— Data supplied —
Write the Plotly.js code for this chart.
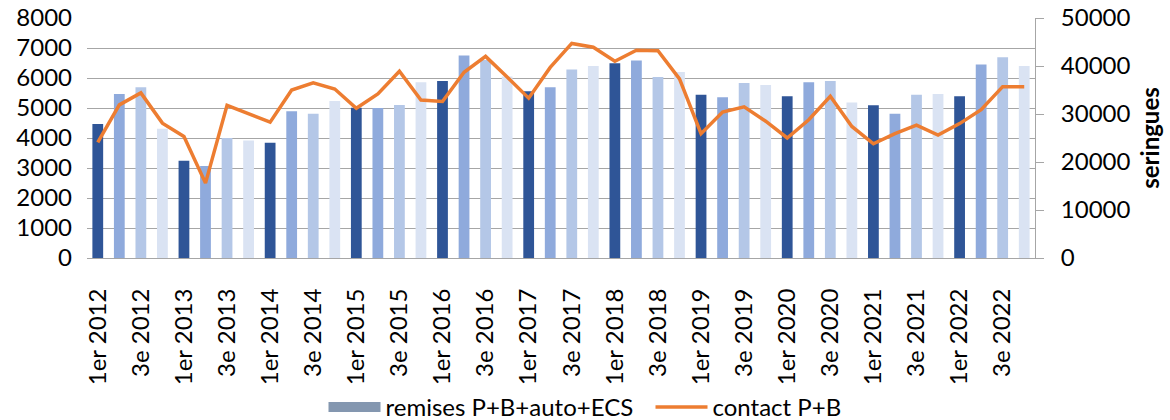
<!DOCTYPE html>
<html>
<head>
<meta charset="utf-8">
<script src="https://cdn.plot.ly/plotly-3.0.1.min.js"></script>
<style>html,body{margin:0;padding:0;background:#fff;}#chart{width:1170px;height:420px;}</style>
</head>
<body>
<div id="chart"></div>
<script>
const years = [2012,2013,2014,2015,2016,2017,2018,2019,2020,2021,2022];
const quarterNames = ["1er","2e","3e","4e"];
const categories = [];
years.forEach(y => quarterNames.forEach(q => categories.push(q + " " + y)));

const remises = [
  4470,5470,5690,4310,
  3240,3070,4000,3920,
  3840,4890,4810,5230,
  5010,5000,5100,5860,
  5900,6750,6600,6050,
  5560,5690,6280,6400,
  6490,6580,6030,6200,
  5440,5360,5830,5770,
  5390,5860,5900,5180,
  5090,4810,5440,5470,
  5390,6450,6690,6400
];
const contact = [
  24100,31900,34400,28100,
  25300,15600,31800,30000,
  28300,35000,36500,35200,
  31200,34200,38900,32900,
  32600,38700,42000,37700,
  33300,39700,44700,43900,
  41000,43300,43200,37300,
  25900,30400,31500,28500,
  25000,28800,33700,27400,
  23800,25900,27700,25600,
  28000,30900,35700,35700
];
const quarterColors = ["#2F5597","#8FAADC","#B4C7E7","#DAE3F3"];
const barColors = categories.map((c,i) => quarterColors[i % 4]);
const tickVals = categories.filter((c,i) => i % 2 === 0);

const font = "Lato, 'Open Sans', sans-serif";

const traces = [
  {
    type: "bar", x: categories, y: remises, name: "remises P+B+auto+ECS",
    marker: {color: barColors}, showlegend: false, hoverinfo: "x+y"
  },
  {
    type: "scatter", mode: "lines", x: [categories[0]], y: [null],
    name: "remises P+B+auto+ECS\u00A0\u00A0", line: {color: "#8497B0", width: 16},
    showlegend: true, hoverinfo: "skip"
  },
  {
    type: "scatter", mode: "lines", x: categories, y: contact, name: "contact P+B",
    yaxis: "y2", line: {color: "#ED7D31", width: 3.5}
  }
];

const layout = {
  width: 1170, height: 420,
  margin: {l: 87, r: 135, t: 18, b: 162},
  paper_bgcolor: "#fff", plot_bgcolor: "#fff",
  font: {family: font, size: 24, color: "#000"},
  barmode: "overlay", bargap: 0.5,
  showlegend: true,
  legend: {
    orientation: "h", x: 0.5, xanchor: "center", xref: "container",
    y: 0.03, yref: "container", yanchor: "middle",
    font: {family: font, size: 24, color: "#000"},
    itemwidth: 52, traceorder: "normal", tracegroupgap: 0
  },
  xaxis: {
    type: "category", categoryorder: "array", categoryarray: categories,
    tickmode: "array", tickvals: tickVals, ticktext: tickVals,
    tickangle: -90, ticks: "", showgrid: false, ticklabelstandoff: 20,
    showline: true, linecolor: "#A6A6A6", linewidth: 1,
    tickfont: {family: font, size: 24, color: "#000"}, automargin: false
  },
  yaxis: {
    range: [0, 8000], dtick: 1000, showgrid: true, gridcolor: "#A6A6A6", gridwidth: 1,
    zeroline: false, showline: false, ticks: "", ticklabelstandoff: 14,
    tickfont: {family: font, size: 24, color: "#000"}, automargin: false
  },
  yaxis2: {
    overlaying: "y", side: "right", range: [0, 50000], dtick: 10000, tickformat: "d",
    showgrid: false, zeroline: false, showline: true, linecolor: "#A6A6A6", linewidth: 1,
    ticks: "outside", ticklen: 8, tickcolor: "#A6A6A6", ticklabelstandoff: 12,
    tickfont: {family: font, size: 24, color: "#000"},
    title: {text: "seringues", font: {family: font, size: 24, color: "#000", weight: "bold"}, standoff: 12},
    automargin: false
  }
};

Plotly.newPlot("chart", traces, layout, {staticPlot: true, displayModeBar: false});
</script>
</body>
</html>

* * *

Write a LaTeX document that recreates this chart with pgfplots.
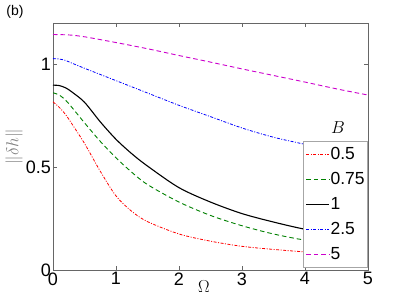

— Task statement —
Output nothing except the lines from the one containing "Write the Plotly.js code for this chart." through the one containing "years.forEach(y => quarterNames.forEach(q", both kept, with the pictures removed.

— Solution for this problem —
Write the Plotly.js code for this chart.
<!DOCTYPE html>
<html>
<head>
<meta charset="utf-8">
<script src="https://cdn.plot.ly/plotly-3.0.1.min.js"></script>
<style>html,body{margin:0;padding:0;background:#fff;}#chart{width:1170px;height:420px;}</style>
</head>
<body>
<div id="chart"></div>
<script>
const years = [2012,2013,2014,2015,2016,2017,2018,2019,2020,2021,2022];
const quarterNames = ["1er","2e","3e","4e"];
const categories = [];
years.forEach(y => quarterNames.forEach(q => categories.push(q + " " + y)));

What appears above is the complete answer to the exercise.